WHAT IS NEEDED -
Beginning with the first line, set down every line through the one containing "import pandas as pd", exactly as it appears, but not the pictures.

━━━━━━━━━━

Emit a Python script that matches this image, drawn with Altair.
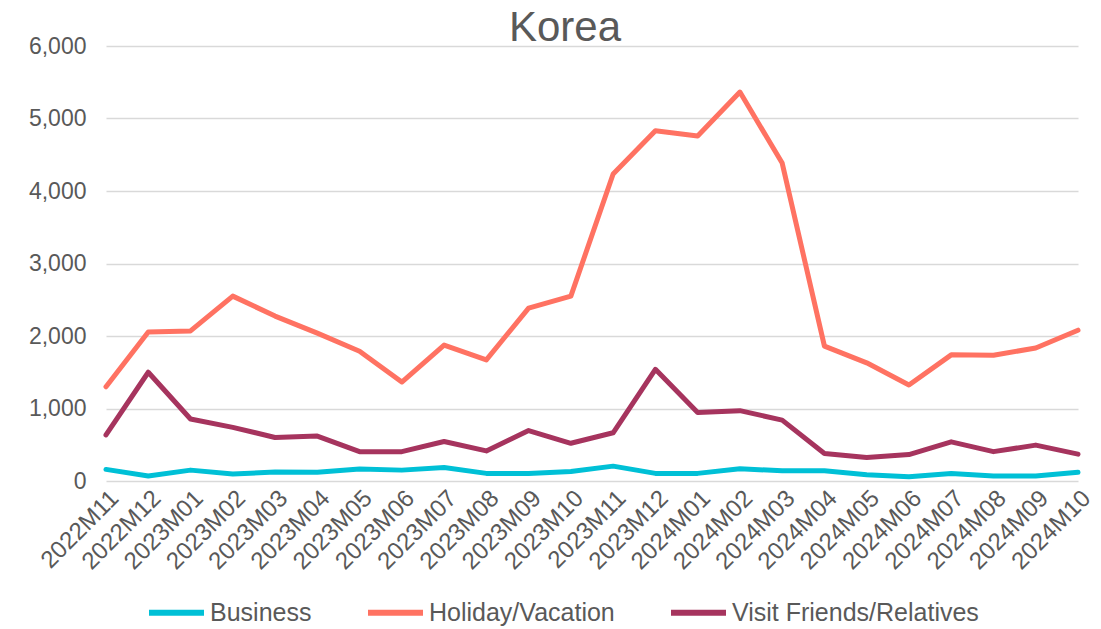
import altair as alt
import pandas as pd

months = ["2022M11", "2022M12", "2023M01", "2023M02", "2023M03", "2023M04",
          "2023M05", "2023M06", "2023M07", "2023M08", "2023M09", "2023M10",
          "2023M11", "2023M12", "2024M01", "2024M02", "2024M03", "2024M04",
          "2024M05", "2024M06", "2024M07", "2024M08", "2024M09", "2024M10"]

business = [160, 70, 150, 95, 125, 120, 165, 150, 185, 105, 105, 130,
            205, 105, 105, 170, 140, 140, 85, 60, 105, 70, 70, 120]
holiday = [1300, 2055, 2070, 2550, 2275, 2040, 1790, 1365, 1875, 1670, 2385, 2550,
           4235, 4830, 4760, 5365, 4385, 1860, 1630, 1325, 1740, 1735, 1835, 2080]
vfr = [635, 1500, 855, 740, 600, 620, 405, 405, 545, 415, 695, 520,
       665, 1540, 945, 970, 840, 380, 325, 365, 540, 405, 495, 370]

series = ["Business", "Holiday/Vacation", "Visit Friends/Relatives"]
colors = ["#00C0D6", "#FF7262", "#A6345E"]

rows = []
for name, vals in zip(series, [business, holiday, vfr]):
    for m, v in zip(months, vals):
        rows.append({"Month": m, "Value": v, "Series": name})
df = pd.DataFrame(rows)

FONT = "Liberation Sans"
GREY = "#595959"

chart = alt.Chart(df).mark_line(strokeWidth=5, strokeJoin="round", strokeCap="round").encode(
    x=alt.X("Month:O", sort=months,
            scale=alt.Scale(type="point", padding=0),
            axis=alt.Axis(title=None, labelAngle=-45, labelFontSize=24, labelColor=GREY,
                          labelFont=FONT, ticks=False, domain=False, grid=False,
                          labelPadding=5)),
    y=alt.Y("Value:Q", scale=alt.Scale(domain=[0, 6000], nice=False),
            axis=alt.Axis(title=None, values=[0, 1000, 2000, 3000, 4000, 5000, 6000],
                          format=",.0f", labelFontSize=23, labelColor=GREY, labelFont=FONT,
                          ticks=False, domain=False, gridColor="#D9D9D9",
                          gridWidth=1.5, labelPadding=20)),
    color=alt.Color("Series:N", sort=series,
                    scale=alt.Scale(domain=series, range=colors),
                    legend=alt.Legend(title=None, orient="none", direction="horizontal",
                                      legendX=40, legendY=536,
                                      symbolType="stroke", symbolSize=3025,
                                      symbolStrokeWidth=6, labelFontSize=25,
                                      labelColor=GREY, labelFont=FONT, labelOffset=3,
                                      columnPadding=44, labelLimit=400)),
).properties(
    width=972, height=435,
    title=alt.TitleParams("Korea", fontSize=42, font=FONT, color=GREY,
                          fontWeight="normal", dx=-27, dy=21, offset=6),
    autosize=alt.AutoSizeParams(type="none"),
    padding={"left": 98, "top": 38, "right": 15, "bottom": 145},
).configure_view(stroke=None)

chart.save("out.html", embed_options={"renderer": "svg", "actions": False})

━━━━━━━━━━

CORRECT OUTPUT -
Emit a Python script that matches this image, drawn with Altair.
import altair as alt
import pandas as pd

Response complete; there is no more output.